Supreme Court rejects Democratic attempt to extend Wisconsin mail-in voting deadline

A divided Supreme Court said Monday that mail-in ballots in Wisconsin could be counted only if they are received by Election Day.

Democrats in the state had asked the court to allow the counting of ballots that arrive up to six days after Election Day if they were postmarked by November 3.

The ruling was 5-3, coming just before the Senate voted to add Judge Amy Coney Barrett to the Supreme Court.

Justice Elena Kagan, joined by her liberal colleagues, Justices Sonia Sotomayor and Stephen Breyer, dissented from the court’s order.

Last week, the court had upheld a ruling by a state court in Pennsylvania extending the mail-in ballot deadline there.

Early voting began in Wisconsin last week, and the court’s decision could impact the tally in a key battleground.
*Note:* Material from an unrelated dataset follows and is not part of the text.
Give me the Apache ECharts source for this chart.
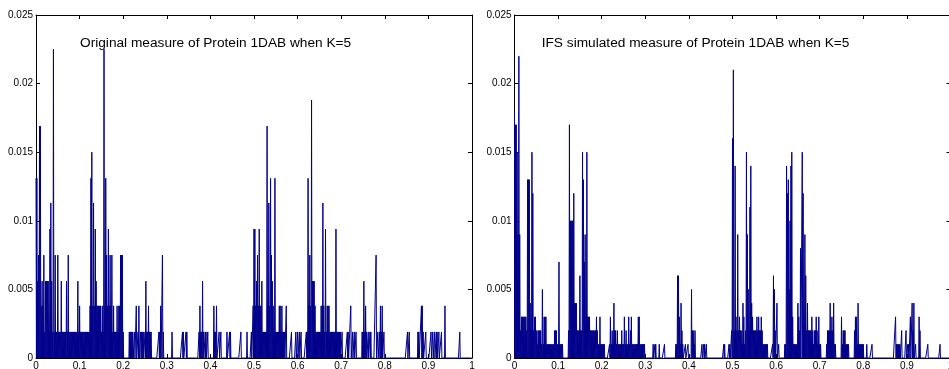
<!DOCTYPE html>
<html>
<head>
<meta charset="utf-8">
<script src="https://cdn.jsdelivr.net/npm/echarts@6/dist/echarts.min.js"></script>
<style>html,body{margin:0;padding:0;background:#fff}#c{width:949px;height:369px}</style>
</head>
<body>
<div id="c"></div>
<script>
const xTickLabels = ['0','0.1','0.2','0.3','0.4','0.5','0.6','0.7','0.8','0.9','1'];
const yTickLabels = ['0','0.005','0.01','0.015','0.02','0.025'];
const titles = ['Original measure of Protein 1DAB when K=5', 'IFS simulated measure of Protein 1DAB when K=5'];
const binWidth = 0.001;

// [x, measure] – original measure
const leftMeasure = [
[0.000,.0131],[0.002,.0131],[0.004,.0056],[0.006,.0075],[0.008,.0169],[0.010,.0169],[0.012,.0038],[0.014,.0056],
[0.016,.0038],[0.018,.0075],[0.020,.0019],[0.022,.0056],[0.024,.0056],[0.026,.0056],[0.028,.0056],[0.030,.0019],
[0.032,.0094],[0.034,.0113],[0.036,.0056],[0.038,.0019],[0.040,.0225],[0.042,.0019],[0.044,.0075],[0.046,.0019],[0.048,.0019],
[0.050,.0075],[0.052,.0019],[0.054,.0019],[0.056,.0019],[0.058,.0056],[0.060,.0019],[0.062,.0019],[0.064,.0019],[0.066,.0019],
[0.068,.0019],[0.070,.0056],[0.072,.0019],[0.074,.0075],[0.076,.0019],[0.078,.0019],[0.080,.0019],[0.082,.0019],[0.084,.0019],
[0.086,.0019],[0.088,.0019],[0.090,.0019],[0.092,.0019],[0.094,.0019],
[0.096,.0056],[0.098,.0019],[0.100,.0038],[0.102,.0019],[0.104,.0019],[0.106,.0019],[0.108,.0019],[0.110,.0019],
[0.112,.0019],[0.114,.0019],[0.116,.0019],[0.118,.0019],[0.120,.0019],
[0.122,.0019],[0.124,.0038],[0.126,.0131],[0.128,.0150],[0.130,.0038],[0.132,.0113],[0.134,.0038],[0.136,.0094],
[0.138,.0056],[0.140,.0038],[0.142,.0038],[0.144,.0038],[0.146,.0038],[0.148,.0038],[0.150,.0019],[0.152,.0038],
[0.154,.0019],[0.156,.0225],[0.158,.0038],[0.160,.0131],[0.162,.0075],[0.164,.0038],[0.166,.0094],[0.168,.0038],
[0.170,.0075],[0.172,.0038],[0.174,.0075],[0.176,.0019],[0.178,.0038],[0.180,.0019],[0.182,.0019],[0.184,.0019],
[0.186,.0038],[0.188,.0019],[0.190,.0038],[0.192,.0038],[0.194,.0075],[0.196,.0075],[0.198,.0075],[0.200,.0019],
[0.214,.0019],[0.216,.0019],[0.218,.0019],[0.220,.0019],[0.222,.0019],[0.226,.0019],[0.230,.0038],[0.234,.0019],[0.236,.0038],[0.240,.0019],
[0.242,.0019],[0.244,.0019],[0.246,.0019],[0.250,.0019],[0.252,.0056],[0.254,.0019],[0.256,.0019],[0.258,.0038],[0.260,.0019],[0.262,.0019],
[0.264,.0019],[0.282,.0019],[0.284,.0019],[0.286,.0038],[0.290,.0075],[0.292,.0019],[0.312,.0019],[0.336,.0019],
[0.338,.0019],[0.344,.0019],[0.346,.0019],[0.374,.0019],[0.376,.0038],[0.378,.0019],[0.380,.0019],[0.382,.0056],
[0.384,.0019],[0.388,.0019],[0.390,.0019],[0.394,.0019],[0.408,.0038],[0.410,.0019],[0.412,.0019],[0.414,.0038],
[0.420,.0019],[0.424,.0019],[0.438,.0019],[0.444,.0019],[0.446,.0019],[0.470,.0019],[0.484,.0019],[0.494,.0019],
[0.498,.0038],[0.500,.0094],[0.502,.0094],[0.504,.0038],[0.506,.0056],[0.508,.0075],[0.510,.0038],[0.512,.0094],
[0.514,.0038],[0.516,.0038],[0.518,.0056],[0.520,.0019],[0.522,.0019],[0.524,.0019],[0.526,.0019],[0.528,.0019],
[0.530,.0169],[0.532,.0038],[0.534,.0113],[0.536,.0038],[0.538,.0131],[0.540,.0075],[0.542,.0056],[0.544,.0038],
[0.546,.0019],[0.548,.0131],[0.550,.0019],[0.552,.0019],[0.554,.0019],[0.556,.0019],[0.558,.0038],[0.560,.0038],
[0.562,.0019],[0.564,.0038],[0.566,.0019],[0.568,.0019],[0.570,.0019],[0.574,.0038],[0.586,.0019],[0.596,.0019],[0.600,.0019],
[0.604,.0019],[0.608,.0019],[0.620,.0019],[0.622,.0019],[0.624,.0131],[0.626,.0038],[0.628,.0075],[0.630,.0038],
[0.632,.0188],[0.634,.0056],[0.636,.0056],[0.638,.0056],[0.640,.0038],[0.642,.0019],[0.644,.0019],[0.646,.0019],[0.648,.0019],
[0.650,.0019],[0.652,.0019],[0.654,.0038],[0.656,.0038],[0.658,.0113],[0.660,.0038],[0.662,.0019],[0.664,.0094],[0.666,.0019],
[0.668,.0038],[0.670,.0038],[0.672,.0038],[0.674,.0019],[0.676,.0019],[0.678,.0019],[0.680,.0019],[0.682,.0019],[0.684,.0019],[0.686,.0019],
[0.688,.0094],[0.690,.0019],[0.692,.0019],[0.694,.0019],[0.696,.0019],[0.698,.0019],[0.702,.0019],[0.714,.0019],[0.716,.0019],
[0.722,.0038],[0.726,.0019],[0.730,.0019],[0.734,.0019],[0.748,.0019],[0.750,.0019],[0.752,.0056],[0.754,.0019],
[0.756,.0038],[0.758,.0019],[0.762,.0019],[0.766,.0019],[0.768,.0019],[0.780,.0075],[0.784,.0019],[0.788,.0019],
[0.790,.0038],[0.792,.0019],[0.794,.0038],[0.798,.0019],[0.852,.0019],[0.856,.0019],[0.876,.0019],[0.878,.0019],
[0.884,.0038],[0.886,.0038],[0.888,.0019],[0.894,.0019],[0.906,.0019],[0.910,.0019],[0.914,.0019],[0.918,.0019],
[0.920,.0019],[0.924,.0019],[0.930,.0019],[0.938,.0038],[0.972,.0019]
];

// [x, measure] – IFS simulated measure
const rightMeasure = [
[0.000,.018],[0.002,.017],[0.004,.017],[0.006,.015],[0.008,.009],[0.010,.022],[0.012,.009],[0.014,.002],
[0.016,.003],[0.018,.003],[0.020,.003],[0.022,.003],[0.024,.003],[0.026,.003],[0.028,.002],[0.030,.013],
[0.032,.013],[0.034,.013],[0.036,.004],[0.038,.002],[0.040,.015],[0.042,.012],[0.044,.002],[0.046,.003],
[0.048,.003],[0.050,.002],[0.052,.001],[0.054,.002],[0.056,.002],[0.058,.002],[0.060,.002],[0.062,.001],
[0.064,.005],[0.066,.001],[0.068,.003],[0.070,.003],[0.072,.003],[0.074,.001],[0.076,.001],[0.078,.001],
[0.080,.001],[0.082,.001],[0.084,.001],[0.086,.001],[0.088,.001],[0.090,.001],[0.092,.002],[0.094,.002],
[0.096,.002],[0.098,.001],[0.100,.001],[0.102,.007],[0.104,.001],[0.106,.001],[0.108,.001],[0.110,.001],
[0.124,.002],[0.126,.017],[0.128,.010],[0.130,.010],[0.132,.010],[0.134,.010],[0.136,.012],[0.138,.004],
[0.140,.004],[0.142,.004],[0.144,.002],[0.146,.002],[0.148,.002],[0.150,.006],[0.152,.002],[0.154,.002],
[0.156,.015],[0.158,.013],[0.160,.007],[0.162,.009],[0.164,.003],[0.166,.015],[0.168,.003],[0.170,.003],
[0.172,.003],[0.174,.002],[0.176,.002],[0.178,.002],[0.180,.002],[0.182,.002],[0.184,.002],[0.186,.002],
[0.188,.003],[0.190,.002],[0.192,.001],[0.194,.001],[0.196,.003],[0.198,.001],[0.200,.001],[0.202,.001],[0.204,.001],[0.206,.001],[0.218,.001],
[0.220,.003],[0.222,.001],[0.224,.002],[0.226,.001],[0.228,.004],[0.230,.002],[0.232,.002],[0.234,.001],
[0.236,.002],[0.238,.001],[0.240,.001],[0.242,.001],[0.244,.001],[0.246,.002],[0.248,.001],[0.250,.001],[0.252,.003],[0.254,.001],
[0.256,.002],[0.258,.001],[0.260,.001],[0.262,.003],[0.264,.001],[0.266,.002],[0.268,.003],[0.270,.001],[0.272,.001],
[0.274,.001],[0.276,.001],[0.278,.001],[0.280,.001],[0.282,.001],[0.284,.003],[0.286,.003],[0.288,.001],[0.290,.001],[0.292,.001],[0.294,.001],[0.296,.001],[0.298,.001],
[0.318,.001],[0.322,.001],[0.324,.001],[0.332,.001],[0.344,.001],[0.370,.001],[0.372,.001],[0.374,.006],
[0.376,.006],[0.378,.003],[0.380,.001],[0.382,.004],[0.384,.002],[0.386,.001],[0.392,.001],[0.398,.001],
[0.406,.005],[0.408,.002],[0.410,.002],[0.412,.001],[0.414,.002],[0.430,.001],[0.434,.001],[0.436,.001],
[0.440,.001],[0.480,.001],[0.482,.001],[0.492,.001],[0.494,.001],[0.498,.002],[0.500,.016],[0.502,.021],
[0.504,.002],[0.506,.014],[0.508,.003],[0.510,.002],[0.512,.009],[0.514,.002],[0.516,.003],[0.518,.002],
[0.520,.002],[0.522,.001],[0.524,.004],[0.526,.003],[0.528,.001],[0.530,.002],[0.532,.015],[0.534,.009],
[0.536,.005],[0.538,.002],[0.540,.011],[0.542,.014],[0.544,.004],[0.546,.003],[0.548,.002],[0.550,.002],
[0.552,.002],[0.554,.002],[0.556,.003],[0.558,.002],[0.560,.003],[0.562,.002],[0.564,.002],[0.566,.003],
[0.568,.002],[0.570,.001],[0.572,.001],[0.574,.001],[0.576,.001],[0.578,.001],[0.580,.001],[0.592,.001],[0.594,.006],[0.596,.005],
[0.598,.002],[0.602,.004],[0.606,.001],[0.620,.001],[0.622,.001],[0.624,.014],[0.626,.012],[0.628,.013],
[0.630,.005],[0.632,.010],[0.634,.014],[0.636,.015],[0.638,.003],[0.640,.001],[0.642,.001],[0.644,.001],
[0.646,.001],[0.648,.001],[0.650,.004],[0.652,.003],[0.654,.002],[0.656,.008],[0.660,.015],[0.662,.012],
[0.664,.002],[0.666,.009],[0.668,.006],[0.670,.002],[0.672,.004],[0.674,.002],[0.676,.002],[0.678,.002],
[0.680,.002],[0.682,.003],[0.684,.002],[0.686,.001],[0.688,.002],[0.690,.002],[0.692,.003],[0.694,.002],
[0.696,.001],[0.698,.003],[0.700,.001],[0.702,.001],[0.716,.001],[0.718,.002],[0.720,.002],[0.722,.002],
[0.724,.004],[0.726,.002],[0.728,.003],[0.730,.002],[0.732,.004],[0.734,.001],[0.736,.001],[0.750,.003],
[0.752,.001],[0.754,.002],[0.756,.002],[0.758,.002],[0.760,.001],[0.762,.001],[0.764,.001],[0.766,.001],
[0.780,.002],[0.782,.003],[0.784,.003],[0.786,.001],[0.788,.004],[0.790,.001],[0.792,.001],[0.794,.001],
[0.796,.001],[0.798,.001],[0.800,.001],[0.808,.001],[0.820,.001],[0.874,.003],[0.876,.001],[0.878,.001],
[0.880,.001],[0.882,.001],[0.884,.001],[0.888,.002],[0.898,.002],[0.902,.001],[0.904,.001],[0.908,.003],
[0.912,.004],[0.914,.002],[0.916,.004],[0.920,.001],[0.928,.003],[0.930,.002],[0.948,.001],[0.976,.001]
];

function stepData(measure) {
  const n = Math.round(1 / binWidth);
  const v = new Array(n).fill(0);
  measure.forEach(([x, y]) => {
    const k = Math.min(n - 1, Math.round(x / binWidth));
    v[k] = Math.max(v[k], y);
  });
  const pts = [];
  for (let k = 0; k < n; k++) {
    pts.push([k * binWidth, v[k]], [(k + 1) * binWidth, v[k]]);
  }
  return pts;
}

const FONT = 'Liberation Sans, Arial, Helvetica, sans-serif';
const BLUE = '#00008b';
const grids = [
  {left: 36, top: 15, width: 436, height: 343, outerBoundsMode: 'none', containLabel: false},
  {left: 514.5, top: 15, width: 436, height: 343, outerBoundsMode: 'none', containLabel: false}
];

function xAx(g, pos) {
  return {
    type: 'value', gridIndex: g, position: pos, min: 0, max: 1, interval: 0.1,
    axisLine: {show: true, onZero: false, lineStyle: {color: '#000', width: 1}},
    axisTick: {show: true, inside: true, length: 4, lineStyle: {color: '#000', width: 1}},
    axisLabel: {show: pos === 'bottom', margin: 3, fontSize: 10, color: '#000', fontFamily: FONT,
      formatter: v => xTickLabels[Math.round(v * 10)]},
    splitLine: {show: false}
  };
}
function yAx(g, pos) {
  return {
    type: 'value', gridIndex: g, position: pos, min: 0, max: 0.025, interval: 0.005,
    axisLine: {show: true, onZero: false, lineStyle: {color: '#000', width: 1}},
    axisTick: {show: true, inside: true, length: 4, lineStyle: {color: '#000', width: 1}},
    axisLabel: {show: pos === 'left', margin: 3, fontSize: 10, color: '#000', fontFamily: FONT,
      formatter: v => yTickLabels[Math.round(v / 0.005)]},
    splitLine: {show: false}
  };
}

const chart = echarts.init(document.getElementById('c'), null, {renderer: 'canvas'});
chart.setOption({
  animation: false,
  backgroundColor: '#fff',
  grid: grids,
  xAxis: [xAx(0, 'bottom'), xAx(0, 'top'), xAx(1, 'bottom'), xAx(1, 'top')],
  yAxis: [yAx(0, 'left'), yAx(0, 'right'), yAx(1, 'left'), yAx(1, 'right')],
  graphic: [
    {type: 'text', x: 80, y: 43, style: {text: titles[0], fontSize: 13.7, fontFamily: FONT, fill: '#000', verticalAlign: 'middle', align: 'left'}},
    {type: 'text', x: 541.7, y: 43, style: {text: titles[1], fontSize: 13.7, fontFamily: FONT, fill: '#000', verticalAlign: 'middle', align: 'left'}}
  ],
  series: [
    {type: 'line', xAxisIndex: 0, yAxisIndex: 0, data: stepData(leftMeasure), showSymbol: false, symbol: 'none',
     clip: false, lineStyle: {color: BLUE, width: 1}, z: 1},
    {type: 'line', xAxisIndex: 2, yAxisIndex: 2, data: stepData(rightMeasure), showSymbol: false, symbol: 'none',
     clip: false, lineStyle: {color: BLUE, width: 1}, z: 1}
  ]
});
</script>
</body>
</html>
Wisconsin was one of three Rust Belt states that gave President Donald Trump the White House in 2016, and he and Democratic nominee Joe Biden have made the state a frequent campaign stop.

Like other states, Wisconsin has seen a major influx of absentee ballots returned: As of October 19, Wisconsin voters had returned more than 863,000 absentee ballots, according to data from the state Elections Commission.

Difference between Pennsylvania and Wisconsin cases

Monday’s order is the latest sign that the justices do not want federal courts to change voting rules too close to the election.

Unlike the Pennsylvania order last week, the Wisconsin order Monday concerned a ruling from a lower federal court, not a state court, and Chief Justice John Roberts said that made a difference.

A federal district court in Wisconsin had sided with the Democrats to allow mail-in ballots to be received up to six days after Election Day, but an appeals court blocked that order and the Supreme Court upheld the block.

The federal district court, Roberts wrote in a concurring opinion, “intervened in the thick of election season” to block a state law. He said the case represented “federal intrusion on state lawmaking processes.”

The Pennsylvania case, on the other hand, concerned a decision by the state’s highest court. Roberts said that decision “implicated the authority of state courts to apply their own constitutions to election regulations.”

“Different bodies of law and different precedents govern these two situations and require, in these particular circumstances, that we allow the modification of election rules in Pennsylvania but not Wisconsin,” Roberts wrote.

It’s unclear how long the court will make that distinction now that Barrett is joining as the ninth member, said Steve Vladeck, CNN legal analyst and professor at the University of Texas School of Law.

“The only justice to view these cases differently than the ones from Pennsylvania was the Chief Justice, for whom there’s apparently a categorical difference between a state Supreme Dourt extending election deadlines, which he refused to upend, and a federal district court doing the same,” Vladeck said. “But the central role of the Chief Justice may well be short-lived with Justice Barrett presumably able to vote on the next set of election cases.

Getting ballots in on time, during a pandemic

In her dissent, Kagan, joined by Breyer and Sotomayor, slammed the majority as abandoning voters’ rights during the pandemic.

“As the COVID pandemic rages,” Kagan wrote, “the Court has failed to adequately protect the Nation’s voters.”

“Tens of thousands of Wisconsinites, through no fault of their own, may receive their ballots too late to return them by Election Day,” she said. Quoting a dissent penned by the late Justice Ruth Bader Ginsburg earlier this year, Kagan said that voters must now opt between “braving the polls with all the risk that entails, and losing their right to vote.”

Voting groups in Wisconsin emphasized the importance of voters submitting their ballots in a timely manner following the decision.

Wisconsin Democratic Party Chairman Ben Wikler urged voters to hand-deliver their absentee ballots, saying that the party is “dialing up a huge voter education campaign.”

The Wisconsin Elections Commission said in a statement Monday that it “has consistently advised voters to request and return their absentee ballots as quickly as possible to ensure they are received by the statutory deadline of 8 p.m. on Election Day. Tonight’s ruling does nothing to change that.”

This story has been updated with additional information from the ruling and comment.